En Suisse, un "escape game" retrace le parcours des migrants pour sensibiliser les lycéens
Au lycée Emilie-Gourd de Genève, un professeur d'histoire a eu l'idée d'inventer un jeu d'évasion afin de sensibiliser ses élèves aux enjeux de la migration. L'objectif ici : rejoindre l'Europe depuis la Libye.
Comment sensibiliser les plus jeunes aux enjeux de la migration ? Tout simplement en leur proposant de devenir eux-mêmes des candidats à l’exil, le temps d’un escape game. C’est la solution imaginée par un professeur d’histoire-géographie à Genève. Tout se déroule dans les locaux du lycée Emilie-Gourd. Dans des salles entièrement modifiées pour les besoins de l’expérience. Les élèves commencent la session dans une tente de bédouins, comme s'ils étaient en Libye. Point de départ du périple : ils ont pour mission de gagner l’Europe.
Très vite, de faux passeurs s’en mêlent et volent l’argent des joueurs, avant de les conduire dans une prison lugubre au sous-sol de l’école. Mais ça, les quatre élèves/migrants ne le savent pas, puisqu’on leur a mis une cagoule sur la tête. Il faudra quelques minutes au petit groupe pour reprendre ses esprits. Et résoudre les premières énigmes pour sortir de cette geôle qui tente d’imiter les vraies prisons clandestines libyennes dans lesquelles s’entassent des milliers de migrants dans des conditions sordides.
Heureusement, les joueurs peuvent compter sur l’aide d’ONG qui vont les guider, pendant leur périple. Rien n’est laissé au hasard. Même pas les douaniers, qui attendent les participants dès qu’ils croient être enfin parvenus dans leur nouvelle terre d’accueil : "Est-ce que vous êtes bien tous passés par l'Italie ?" lance un faux douanier, avant de passer des menottes aux joueurs qui lui répondent favorablement. Les joueurs sont en effet arrêté en vertu des accords de Dublin qui stipulent que c’est le pays d’entrée en Europe qui est responsable de la procédure d’asile.

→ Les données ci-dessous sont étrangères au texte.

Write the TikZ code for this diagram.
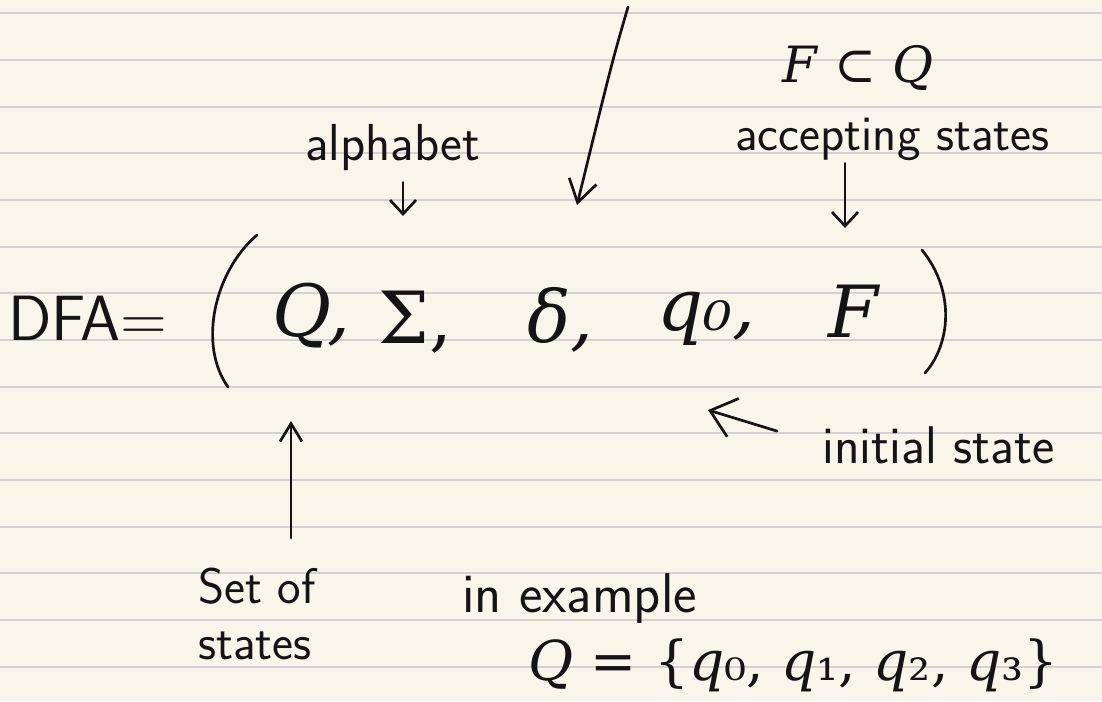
\documentclass[tikz,border=0pt]{standalone}
\usepackage{fontspec}
\newfontfamily\symfont{DejaVu Serif}
\usetikzlibrary{arrows.meta}

\definecolor{paper}{HTML}{F8F6EB}
\definecolor{rulegray}{HTML}{D2D2D2}
\definecolor{ink}{HTML}{141414}

\begin{document}
\begin{tikzpicture}[x=1pt,y=-1pt,line cap=round,line join=round,
  hand/.style={inner sep=0pt,text=ink,anchor=base west,font=\sffamily\fontsize{48}{58}\selectfont},
  tuple/.style={inner sep=0pt,text=ink,anchor=base west,font=\symfont\fontsize{72}{86}\selectfont},
  pen/.style={draw=ink,line width=2.7pt},
  pen arrow/.style={pen,-{Straight Barb[length=14pt,width=26pt]}}]

% tamanho da folha
\def\W{1102}
\def\H{701}

%---------------------------
% folha pautada
%---------------------------
\useasboundingbox (0,0) rectangle (\W,\H);
\fill[paper] (0,0) rectangle (\W,\H);
\foreach \k in {0,...,14}
  \draw[rulegray,line width=1.8pt] (0,{13.33+46.67*\k}) -- (\W,{13.33+46.67*\k});

%---------------------------
% a tupla
%---------------------------
\node[hand,font=\sffamily\fontsize{64}{72}\selectfont] (dfa) at (8,340) {DFA=};
\draw[pen] (257,235) .. controls (214,272) and (198,345) .. (228,387);
\node[tuple] (setQ)  at (272,336) {\itshape Q,};
\node[tuple] (sigma) at (378,343) {Σ,};
\node[tuple] (delta) at (527,342) {\itshape δ,};
\node[tuple] (qzero) at (657,330) {\itshape q₀,};
\node[tuple] (accF)  at (828,337) {\itshape F};
\draw[pen] (922,250) .. controls (956,292) and (950,345) .. (925,373);

%---------------------------
% rótulos de cima
%---------------------------
\node[hand,font=\sffamily\fontsize{52}{62}\selectfont] (alphabet) at (305,160) {alphabet};
\node[inner sep=0pt,text=ink,font=\symfont\fontsize{50}{60}\selectfont] (subsetF) at (858,68) {\textit{F} ⊂ \textit{Q}};
\node[hand,font=\sffamily\fontsize{50}{60}\selectfont] (accepting) at (735,150) {accepting states};

\coordinate (sigtip)   at (403,216);
\coordinate (deltop)   at (628,7);
\coordinate (deltip)   at (577,205);
\coordinate (acctip)   at (845,228);

\draw[pen arrow,shorten <=12pt] (alphabet.south -| sigtip) -- (sigtip);
\draw[pen arrow,-{Straight Barb[length=22pt,width=28pt]}] (deltop) .. controls (612,62) .. (deltip);
\draw[pen arrow,shorten <=3pt] (accepting.south -| acctip) -- (acctip);

%---------------------------
% rótulos de baixo
%---------------------------
\node[hand,font=\sffamily\fontsize{53}{62}\selectfont] (initial) at (822,463) {initial state};
\coordinate (inittip) at (708,410);
\draw[pen arrow,shorten <=47pt,-{Straight Barb[length=24pt,width=40pt]}] (initial.west) -- (inittip);

\node[hand,anchor=north west,align=left,font=\sffamily\fontsize{50}{56}\selectfont] (setlabel) at (198,568) {Set of\\states};
\coordinate (uptip) at (291,421);
\draw[pen arrow,shorten <=30pt,-{Straight Barb[length=18pt,width=22pt]}] (setlabel.north -| uptip) -- (uptip);

\node[hand,font=\sffamily\fontsize{56}{66}\selectfont] (inexample) at (462,612) {in example};
\node[hand,font=\symfont\fontsize{55}{66}\selectfont] (exampleQ) at (528,680) {\textit{Q} = \{\textit{q}₀, \textit{q}₁, \textit{q}₂, \textit{q}₃\}};

\end{tikzpicture}
\end{document}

Un mélange des genres malsain ?
Dit comme ça, cet escape game semble un peu bizarre, voire franchement déplacé. Mais tout a été fait pour éviter de brouiller les pistes entre divertissement et sensibilisation.
Plusieurs organisations comme SOS Méditerranée mais aussi le HCR, le Haut Commissariat pour les réfugiés, qui a son siège à Genève, sont venus tester le jeu. Ils ont proposé leur expertise pour rendre l’expérience plus réaliste. Car l’idée, c’est bien d’apprendre quelque chose aux élèves. En tout cas plus que s’ils étaient restés en classe explique, David Pillonel, le professeur d’histoire à l’origine de l’escape game :
Il y a un potentiel pédagogique énorme dans un "escape game". Entre les décors, le faux sang, l'odeur... L'immersion permet un apprentissage par l'émotion et par le ressenti. Cela permet de toucher plus facilement les élèves.
David Pillonel, professeurfranceinfo
Quant aux joueurs, on sent effectivement que le jeu les a marqué. "J'ai trouvé cela très intéressant, abonde Andrina. On se retrouve dans une vraie situation de stress. Bien sûr, c'est rien comparé à ce que vivent vraiment les gens, mais ça nous permet de comprendre toutes les étapes de leurs parcours".
Depuis deux ans, environ 500 élèves ont déjà vécu l’expérience. On ne sait pas combien vont avoir envie de postuler à des organisations comme le HCR après cela. Mais l'un des jeunes qui a participé à la conception du jeu a, lui, déjà trouvé du travail dans un escape game de Genève.